Problem to work on
Will you output all of the data below exactly, omitting the images?

Material provided
┌────────

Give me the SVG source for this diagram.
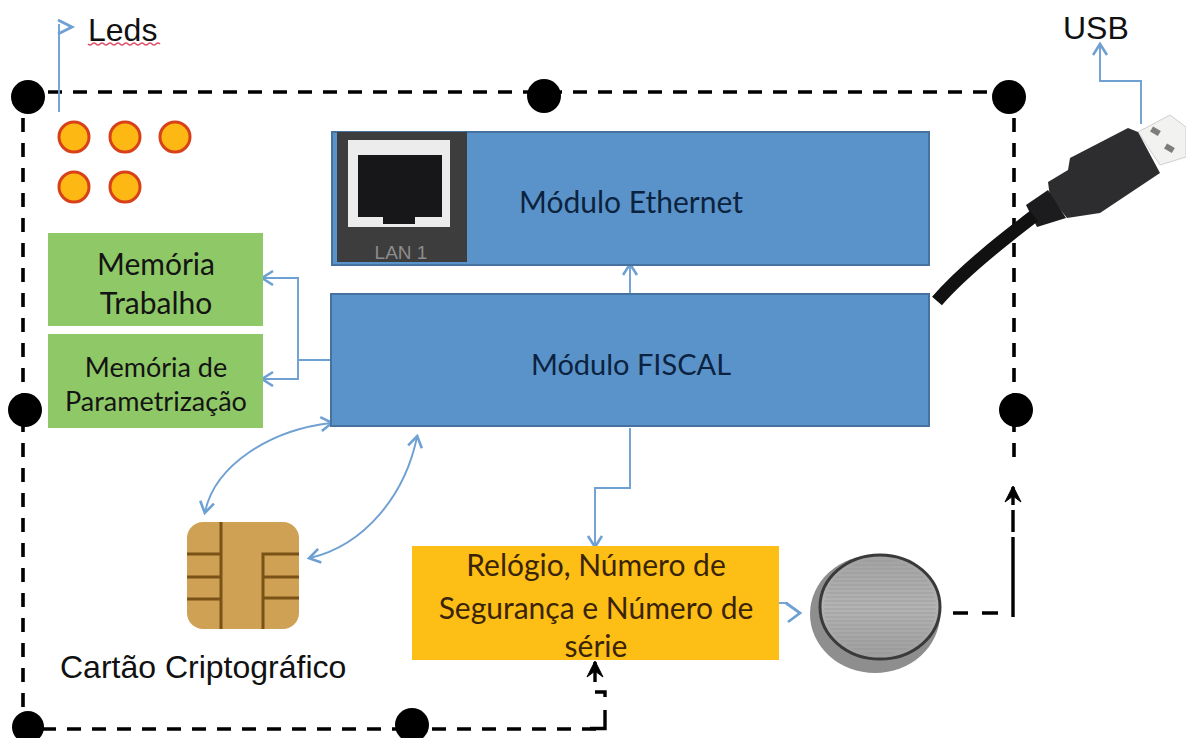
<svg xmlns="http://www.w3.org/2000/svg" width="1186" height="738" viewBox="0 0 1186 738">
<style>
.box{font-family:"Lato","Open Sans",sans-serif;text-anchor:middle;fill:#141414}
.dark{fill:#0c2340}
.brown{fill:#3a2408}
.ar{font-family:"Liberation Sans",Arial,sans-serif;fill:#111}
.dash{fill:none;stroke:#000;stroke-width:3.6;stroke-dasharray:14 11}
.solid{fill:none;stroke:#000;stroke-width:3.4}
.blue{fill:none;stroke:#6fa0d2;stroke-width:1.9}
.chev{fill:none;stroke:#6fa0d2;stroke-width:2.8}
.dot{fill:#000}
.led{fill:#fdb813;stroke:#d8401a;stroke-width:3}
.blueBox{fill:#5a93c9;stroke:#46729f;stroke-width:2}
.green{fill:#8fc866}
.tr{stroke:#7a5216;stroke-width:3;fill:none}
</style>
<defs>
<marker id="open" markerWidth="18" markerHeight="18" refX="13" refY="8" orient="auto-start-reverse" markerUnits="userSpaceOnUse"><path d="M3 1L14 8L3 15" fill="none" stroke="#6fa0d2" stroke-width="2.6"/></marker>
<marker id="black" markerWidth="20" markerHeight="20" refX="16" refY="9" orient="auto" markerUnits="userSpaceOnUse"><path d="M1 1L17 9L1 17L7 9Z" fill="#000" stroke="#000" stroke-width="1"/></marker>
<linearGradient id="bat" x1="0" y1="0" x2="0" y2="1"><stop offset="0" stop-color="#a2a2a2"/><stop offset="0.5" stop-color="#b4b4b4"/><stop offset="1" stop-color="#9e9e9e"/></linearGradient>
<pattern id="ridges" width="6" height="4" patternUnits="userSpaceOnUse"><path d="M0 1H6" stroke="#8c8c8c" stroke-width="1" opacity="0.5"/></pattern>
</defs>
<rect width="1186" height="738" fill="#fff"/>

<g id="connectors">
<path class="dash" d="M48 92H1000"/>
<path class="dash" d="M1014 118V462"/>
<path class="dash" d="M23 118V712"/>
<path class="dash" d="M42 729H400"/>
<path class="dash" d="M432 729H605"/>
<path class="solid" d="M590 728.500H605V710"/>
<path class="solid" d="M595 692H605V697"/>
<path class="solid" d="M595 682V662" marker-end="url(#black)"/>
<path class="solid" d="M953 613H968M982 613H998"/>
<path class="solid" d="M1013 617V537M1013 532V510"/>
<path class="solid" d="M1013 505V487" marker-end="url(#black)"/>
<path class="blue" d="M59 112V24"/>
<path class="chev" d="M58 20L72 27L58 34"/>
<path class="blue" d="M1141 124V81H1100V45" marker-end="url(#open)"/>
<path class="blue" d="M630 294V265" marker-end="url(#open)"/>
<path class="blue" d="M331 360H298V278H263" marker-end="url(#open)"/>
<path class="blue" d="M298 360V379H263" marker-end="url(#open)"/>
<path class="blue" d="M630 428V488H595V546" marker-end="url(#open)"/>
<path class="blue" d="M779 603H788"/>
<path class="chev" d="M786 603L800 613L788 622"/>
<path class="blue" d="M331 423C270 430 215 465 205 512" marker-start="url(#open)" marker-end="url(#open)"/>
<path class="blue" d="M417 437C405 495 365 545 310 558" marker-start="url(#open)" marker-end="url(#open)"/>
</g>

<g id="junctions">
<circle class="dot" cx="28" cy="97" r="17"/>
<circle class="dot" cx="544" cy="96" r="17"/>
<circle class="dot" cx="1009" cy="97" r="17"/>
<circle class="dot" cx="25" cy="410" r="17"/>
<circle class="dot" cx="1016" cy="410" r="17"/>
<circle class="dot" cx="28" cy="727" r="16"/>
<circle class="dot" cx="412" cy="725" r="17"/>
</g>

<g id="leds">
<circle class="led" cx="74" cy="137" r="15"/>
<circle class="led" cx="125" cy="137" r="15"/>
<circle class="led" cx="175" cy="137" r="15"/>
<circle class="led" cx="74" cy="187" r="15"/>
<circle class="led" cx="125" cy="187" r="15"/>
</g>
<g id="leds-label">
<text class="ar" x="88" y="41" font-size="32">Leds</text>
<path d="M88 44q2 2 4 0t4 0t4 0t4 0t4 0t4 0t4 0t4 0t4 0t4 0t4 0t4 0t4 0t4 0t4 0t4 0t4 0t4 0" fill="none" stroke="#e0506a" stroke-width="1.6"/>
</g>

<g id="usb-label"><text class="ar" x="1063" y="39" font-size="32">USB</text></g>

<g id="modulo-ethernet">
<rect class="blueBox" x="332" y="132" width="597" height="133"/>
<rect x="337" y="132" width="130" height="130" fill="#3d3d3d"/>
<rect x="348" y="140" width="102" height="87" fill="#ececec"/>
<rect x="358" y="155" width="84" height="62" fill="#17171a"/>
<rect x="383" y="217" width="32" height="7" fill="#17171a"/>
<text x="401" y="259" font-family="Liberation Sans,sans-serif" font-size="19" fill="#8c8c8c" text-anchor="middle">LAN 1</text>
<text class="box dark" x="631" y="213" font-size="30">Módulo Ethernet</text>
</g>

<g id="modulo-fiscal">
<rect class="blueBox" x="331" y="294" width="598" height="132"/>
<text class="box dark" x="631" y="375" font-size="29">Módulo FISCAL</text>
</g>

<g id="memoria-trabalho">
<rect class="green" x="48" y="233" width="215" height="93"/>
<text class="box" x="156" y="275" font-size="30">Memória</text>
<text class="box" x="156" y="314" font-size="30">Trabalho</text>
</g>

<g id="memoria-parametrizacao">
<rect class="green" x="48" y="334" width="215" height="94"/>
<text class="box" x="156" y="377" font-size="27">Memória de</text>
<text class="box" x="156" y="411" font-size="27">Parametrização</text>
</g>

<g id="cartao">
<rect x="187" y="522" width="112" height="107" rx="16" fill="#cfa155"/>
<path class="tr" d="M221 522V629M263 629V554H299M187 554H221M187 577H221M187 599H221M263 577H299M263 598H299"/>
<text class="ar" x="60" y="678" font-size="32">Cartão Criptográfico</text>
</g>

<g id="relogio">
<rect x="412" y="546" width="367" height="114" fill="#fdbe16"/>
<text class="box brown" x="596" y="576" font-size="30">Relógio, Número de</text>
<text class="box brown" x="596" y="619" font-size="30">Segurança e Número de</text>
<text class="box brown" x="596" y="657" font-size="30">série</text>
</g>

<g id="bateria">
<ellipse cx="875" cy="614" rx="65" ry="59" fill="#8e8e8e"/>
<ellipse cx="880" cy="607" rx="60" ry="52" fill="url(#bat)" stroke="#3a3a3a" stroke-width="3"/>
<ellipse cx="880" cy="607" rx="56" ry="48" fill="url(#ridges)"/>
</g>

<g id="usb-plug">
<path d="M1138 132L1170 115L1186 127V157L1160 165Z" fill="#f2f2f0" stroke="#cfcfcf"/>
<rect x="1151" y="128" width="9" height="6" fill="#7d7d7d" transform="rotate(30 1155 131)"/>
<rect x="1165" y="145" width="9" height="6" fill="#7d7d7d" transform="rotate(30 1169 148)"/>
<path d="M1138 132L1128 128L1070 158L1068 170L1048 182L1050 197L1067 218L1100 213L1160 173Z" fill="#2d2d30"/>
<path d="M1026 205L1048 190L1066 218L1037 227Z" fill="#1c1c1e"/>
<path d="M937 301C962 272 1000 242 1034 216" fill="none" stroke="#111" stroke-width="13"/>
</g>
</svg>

└────────

Solution to this problem
Give me the SVG source for this diagram.
<svg xmlns="http://www.w3.org/2000/svg" width="1186" height="738" viewBox="0 0 1186 738">
<style>
.box{font-family:"Lato","Open Sans",sans-serif;text-anchor:middle;fill:#141414}
.dark{fill:#0c2340}
.brown{fill:#3a2408}
.ar{font-family:"Liberation Sans",Arial,sans-serif;fill:#111}
.dash{fill:none;stroke:#000;stroke-width:3.6;stroke-dasharray:14 11}
.solid{fill:none;stroke:#000;stroke-width:3.4}
.blue{fill:none;stroke:#6fa0d2;stroke-width:1.9}
.chev{fill:none;stroke:#6fa0d2;stroke-width:2.8}
.dot{fill:#000}
.led{fill:#fdb813;stroke:#d8401a;stroke-width:3}
.blueBox{fill:#5a93c9;stroke:#46729f;stroke-width:2}
.green{fill:#8fc866}
.tr{stroke:#7a5216;stroke-width:3;fill:none}
</style>
<defs>
<marker id="open" markerWidth="18" markerHeight="18" refX="13" refY="8" orient="auto-start-reverse" markerUnits="userSpaceOnUse"><path d="M3 1L14 8L3 15" fill="none" stroke="#6fa0d2" stroke-width="2.6"/></marker>
<marker id="black" markerWidth="20" markerHeight="20" refX="16" refY="9" orient="auto" markerUnits="userSpaceOnUse"><path d="M1 1L17 9L1 17L7 9Z" fill="#000" stroke="#000" stroke-width="1"/></marker>
<linearGradient id="bat" x1="0" y1="0" x2="0" y2="1"><stop offset="0" stop-color="#a2a2a2"/><stop offset="0.5" stop-color="#b4b4b4"/><stop offset="1" stop-color="#9e9e9e"/></linearGradient>
<pattern id="ridges" width="6" height="4" patternUnits="userSpaceOnUse"><path d="M0 1H6" stroke="#8c8c8c" stroke-width="1" opacity="0.5"/></pattern>
</defs>
<rect width="1186" height="738" fill="#fff"/>

<g id="connectors">
<path class="dash" d="M48 92H1000"/>
<path class="dash" d="M1014 118V462"/>
<path class="dash" d="M23 118V712"/>
<path class="dash" d="M42 729H400"/>
<path class="dash" d="M432 729H605"/>
<path class="solid" d="M590 728.500H605V710"/>
<path class="solid" d="M595 692H605V697"/>
<path class="solid" d="M595 682V662" marker-end="url(#black)"/>
<path class="solid" d="M953 613H968M982 613H998"/>
<path class="solid" d="M1013 617V537M1013 532V510"/>
<path class="solid" d="M1013 505V487" marker-end="url(#black)"/>
<path class="blue" d="M59 112V24"/>
<path class="chev" d="M58 20L72 27L58 34"/>
<path class="blue" d="M1141 124V81H1100V45" marker-end="url(#open)"/>
<path class="blue" d="M630 294V265" marker-end="url(#open)"/>
<path class="blue" d="M331 360H298V278H263" marker-end="url(#open)"/>
<path class="blue" d="M298 360V379H263" marker-end="url(#open)"/>
<path class="blue" d="M630 428V488H595V546" marker-end="url(#open)"/>
<path class="blue" d="M779 603H788"/>
<path class="chev" d="M786 603L800 613L788 622"/>
<path class="blue" d="M331 423C270 430 215 465 205 512" marker-start="url(#open)" marker-end="url(#open)"/>
<path class="blue" d="M417 437C405 495 365 545 310 558" marker-start="url(#open)" marker-end="url(#open)"/>
</g>

<g id="junctions">
<circle class="dot" cx="28" cy="97" r="17"/>
<circle class="dot" cx="544" cy="96" r="17"/>
<circle class="dot" cx="1009" cy="97" r="17"/>
<circle class="dot" cx="25" cy="410" r="17"/>
<circle class="dot" cx="1016" cy="410" r="17"/>
<circle class="dot" cx="28" cy="727" r="16"/>
<circle class="dot" cx="412" cy="725" r="17"/>
</g>

<g id="leds">
<circle class="led" cx="74" cy="137" r="15"/>
<circle class="led" cx="125" cy="137" r="15"/>
<circle class="led" cx="175" cy="137" r="15"/>
<circle class="led" cx="74" cy="187" r="15"/>
<circle class="led" cx="125" cy="187" r="15"/>
</g>
<g id="leds-label">
<text class="ar" x="88" y="41" font-size="32">Leds</text>
<path d="M88 44q2 2 4 0t4 0t4 0t4 0t4 0t4 0t4 0t4 0t4 0t4 0t4 0t4 0t4 0t4 0t4 0t4 0t4 0t4 0" fill="none" stroke="#e0506a" stroke-width="1.6"/>
</g>

<g id="usb-label"><text class="ar" x="1063" y="39" font-size="32">USB</text></g>

<g id="modulo-ethernet">
<rect class="blueBox" x="332" y="132" width="597" height="133"/>
<rect x="337" y="132" width="130" height="130" fill="#3d3d3d"/>
<rect x="348" y="140" width="102" height="87" fill="#ececec"/>
<rect x="358" y="155" width="84" height="62" fill="#17171a"/>
<rect x="383" y="217" width="32" height="7" fill="#17171a"/>
<text x="401" y="259" font-family="Liberation Sans,sans-serif" font-size="19" fill="#8c8c8c" text-anchor="middle">LAN 1</text>
<text class="box dark" x="631" y="213" font-size="30">Módulo Ethernet</text>
</g>

<g id="modulo-fiscal">
<rect class="blueBox" x="331" y="294" width="598" height="132"/>
<text class="box dark" x="631" y="375" font-size="29">Módulo FISCAL</text>
</g>

<g id="memoria-trabalho">
<rect class="green" x="48" y="233" width="215" height="93"/>
<text class="box" x="156" y="275" font-size="30">Memória</text>
<text class="box" x="156" y="314" font-size="30">Trabalho</text>
</g>

<g id="memoria-parametrizacao">
<rect class="green" x="48" y="334" width="215" height="94"/>
<text class="box" x="156" y="377" font-size="27">Memória de</text>
<text class="box" x="156" y="411" font-size="27">Parametrização</text>
</g>

<g id="cartao">
<rect x="187" y="522" width="112" height="107" rx="16" fill="#cfa155"/>
<path class="tr" d="M221 522V629M263 629V554H299M187 554H221M187 577H221M187 599H221M263 577H299M263 598H299"/>
<text class="ar" x="60" y="678" font-size="32">Cartão Criptográfico</text>
</g>

<g id="relogio">
<rect x="412" y="546" width="367" height="114" fill="#fdbe16"/>
<text class="box brown" x="596" y="576" font-size="30">Relógio, Número de</text>
<text class="box brown" x="596" y="619" font-size="30">Segurança e Número de</text>
<text class="box brown" x="596" y="657" font-size="30">série</text>
</g>

<g id="bateria">
<ellipse cx="875" cy="614" rx="65" ry="59" fill="#8e8e8e"/>
<ellipse cx="880" cy="607" rx="60" ry="52" fill="url(#bat)" stroke="#3a3a3a" stroke-width="3"/>
<ellipse cx="880" cy="607" rx="56" ry="48" fill="url(#ridges)"/>
</g>

<g id="usb-plug">
<path d="M1138 132L1170 115L1186 127V157L1160 165Z" fill="#f2f2f0" stroke="#cfcfcf"/>
<rect x="1151" y="128" width="9" height="6" fill="#7d7d7d" transform="rotate(30 1155 131)"/>
<rect x="1165" y="145" width="9" height="6" fill="#7d7d7d" transform="rotate(30 1169 148)"/>
<path d="M1138 132L1128 128L1070 158L1068 170L1048 182L1050 197L1067 218L1100 213L1160 173Z" fill="#2d2d30"/>
<path d="M1026 205L1048 190L1066 218L1037 227Z" fill="#1c1c1e"/>
<path d="M937 301C962 272 1000 242 1034 216" fill="none" stroke="#111" stroke-width="13"/>
</g>
</svg>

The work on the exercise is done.